RECORDS FOR THIS EXERCISE:
━━━━━━━━━━━━━━━━

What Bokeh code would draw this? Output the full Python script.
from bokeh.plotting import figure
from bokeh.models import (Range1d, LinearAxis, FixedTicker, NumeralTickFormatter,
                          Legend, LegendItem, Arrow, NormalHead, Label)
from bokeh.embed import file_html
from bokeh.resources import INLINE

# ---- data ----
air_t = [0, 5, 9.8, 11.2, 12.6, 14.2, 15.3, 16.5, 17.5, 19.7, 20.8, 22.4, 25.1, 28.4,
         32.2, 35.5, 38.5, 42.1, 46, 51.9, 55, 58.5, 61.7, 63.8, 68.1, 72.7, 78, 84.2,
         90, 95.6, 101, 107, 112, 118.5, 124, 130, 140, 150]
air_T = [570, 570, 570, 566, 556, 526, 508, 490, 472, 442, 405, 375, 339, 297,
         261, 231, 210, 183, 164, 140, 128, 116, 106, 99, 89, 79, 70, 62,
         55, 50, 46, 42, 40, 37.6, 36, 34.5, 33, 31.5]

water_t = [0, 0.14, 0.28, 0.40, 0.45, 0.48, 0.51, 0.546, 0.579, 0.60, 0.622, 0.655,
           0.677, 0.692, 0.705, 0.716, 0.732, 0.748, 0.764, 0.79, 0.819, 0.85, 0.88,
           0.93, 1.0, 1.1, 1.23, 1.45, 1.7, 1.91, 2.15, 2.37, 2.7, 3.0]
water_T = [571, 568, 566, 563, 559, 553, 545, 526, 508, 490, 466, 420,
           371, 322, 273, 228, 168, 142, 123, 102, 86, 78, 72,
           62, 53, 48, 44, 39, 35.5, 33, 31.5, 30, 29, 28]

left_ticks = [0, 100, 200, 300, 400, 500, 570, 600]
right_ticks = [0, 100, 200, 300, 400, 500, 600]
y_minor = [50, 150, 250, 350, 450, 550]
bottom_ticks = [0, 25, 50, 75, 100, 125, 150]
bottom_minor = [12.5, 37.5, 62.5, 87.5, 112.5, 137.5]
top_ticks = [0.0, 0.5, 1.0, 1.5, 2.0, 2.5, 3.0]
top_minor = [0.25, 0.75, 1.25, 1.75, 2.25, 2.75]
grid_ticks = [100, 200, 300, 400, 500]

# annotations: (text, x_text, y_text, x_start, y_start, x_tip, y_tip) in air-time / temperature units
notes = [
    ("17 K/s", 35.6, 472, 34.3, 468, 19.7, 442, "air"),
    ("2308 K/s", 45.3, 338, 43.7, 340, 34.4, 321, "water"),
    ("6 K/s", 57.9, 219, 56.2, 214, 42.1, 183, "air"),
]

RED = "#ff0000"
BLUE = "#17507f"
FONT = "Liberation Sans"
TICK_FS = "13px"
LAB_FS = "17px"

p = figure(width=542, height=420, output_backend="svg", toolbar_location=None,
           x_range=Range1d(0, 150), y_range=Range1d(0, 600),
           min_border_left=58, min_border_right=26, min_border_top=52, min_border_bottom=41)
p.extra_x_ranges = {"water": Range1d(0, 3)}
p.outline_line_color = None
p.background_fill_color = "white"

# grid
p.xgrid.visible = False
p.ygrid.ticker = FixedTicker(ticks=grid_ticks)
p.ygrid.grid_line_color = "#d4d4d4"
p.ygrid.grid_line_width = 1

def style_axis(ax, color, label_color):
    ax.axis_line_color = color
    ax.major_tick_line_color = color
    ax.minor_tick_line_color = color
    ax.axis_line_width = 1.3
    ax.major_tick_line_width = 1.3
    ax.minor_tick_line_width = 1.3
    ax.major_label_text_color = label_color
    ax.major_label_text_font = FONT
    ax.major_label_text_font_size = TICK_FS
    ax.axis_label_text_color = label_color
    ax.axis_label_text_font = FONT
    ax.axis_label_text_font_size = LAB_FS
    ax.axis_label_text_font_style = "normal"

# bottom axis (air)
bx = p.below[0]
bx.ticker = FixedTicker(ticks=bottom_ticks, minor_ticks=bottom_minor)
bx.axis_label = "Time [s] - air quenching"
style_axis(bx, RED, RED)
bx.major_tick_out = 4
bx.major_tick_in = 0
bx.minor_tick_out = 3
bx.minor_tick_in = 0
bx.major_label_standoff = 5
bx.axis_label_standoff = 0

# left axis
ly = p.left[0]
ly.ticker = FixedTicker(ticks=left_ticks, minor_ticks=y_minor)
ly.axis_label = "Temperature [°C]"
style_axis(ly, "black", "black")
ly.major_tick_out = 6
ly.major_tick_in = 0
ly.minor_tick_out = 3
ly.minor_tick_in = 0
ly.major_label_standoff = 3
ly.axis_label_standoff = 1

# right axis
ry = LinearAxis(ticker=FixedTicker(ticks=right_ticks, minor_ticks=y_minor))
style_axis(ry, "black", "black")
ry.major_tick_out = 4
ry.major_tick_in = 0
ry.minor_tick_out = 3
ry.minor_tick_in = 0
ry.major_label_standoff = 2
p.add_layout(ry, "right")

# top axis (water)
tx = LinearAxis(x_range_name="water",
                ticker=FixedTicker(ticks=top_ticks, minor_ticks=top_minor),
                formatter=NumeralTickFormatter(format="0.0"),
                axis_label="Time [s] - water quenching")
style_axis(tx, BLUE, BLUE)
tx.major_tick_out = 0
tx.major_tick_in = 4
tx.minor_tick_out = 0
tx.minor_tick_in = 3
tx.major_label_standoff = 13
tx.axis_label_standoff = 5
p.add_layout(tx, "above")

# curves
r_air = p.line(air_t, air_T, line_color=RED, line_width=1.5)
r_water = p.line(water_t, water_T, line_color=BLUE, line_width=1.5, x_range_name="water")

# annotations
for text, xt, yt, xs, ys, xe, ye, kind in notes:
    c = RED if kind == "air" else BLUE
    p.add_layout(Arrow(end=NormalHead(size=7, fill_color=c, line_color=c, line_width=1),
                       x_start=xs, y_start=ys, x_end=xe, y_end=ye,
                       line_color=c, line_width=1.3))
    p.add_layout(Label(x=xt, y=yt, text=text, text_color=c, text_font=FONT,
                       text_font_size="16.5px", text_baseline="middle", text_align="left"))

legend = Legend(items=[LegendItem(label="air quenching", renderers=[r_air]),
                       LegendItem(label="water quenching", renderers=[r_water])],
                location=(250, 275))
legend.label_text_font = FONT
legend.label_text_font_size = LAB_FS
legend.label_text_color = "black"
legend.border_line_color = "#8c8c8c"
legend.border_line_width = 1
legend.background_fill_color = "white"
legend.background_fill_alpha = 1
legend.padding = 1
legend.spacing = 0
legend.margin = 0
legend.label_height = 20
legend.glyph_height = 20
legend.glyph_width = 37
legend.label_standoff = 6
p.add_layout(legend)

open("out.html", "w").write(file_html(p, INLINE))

━━━━━━━━━━━━━━━━

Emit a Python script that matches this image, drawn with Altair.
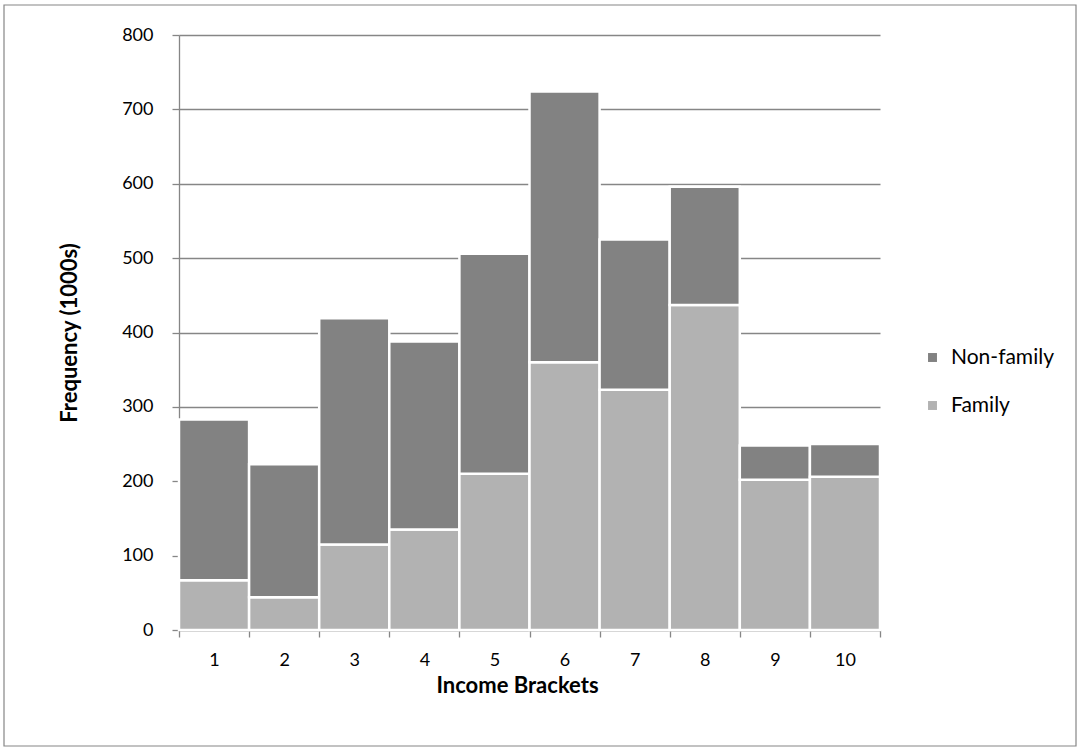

━━━━━━━━━━━━━━━━

Scan the entries above. Copy each line that has the string "script".

What Bokeh code would draw this? Output the full Python script.
Emit a Python script that matches this image, drawn with Altair.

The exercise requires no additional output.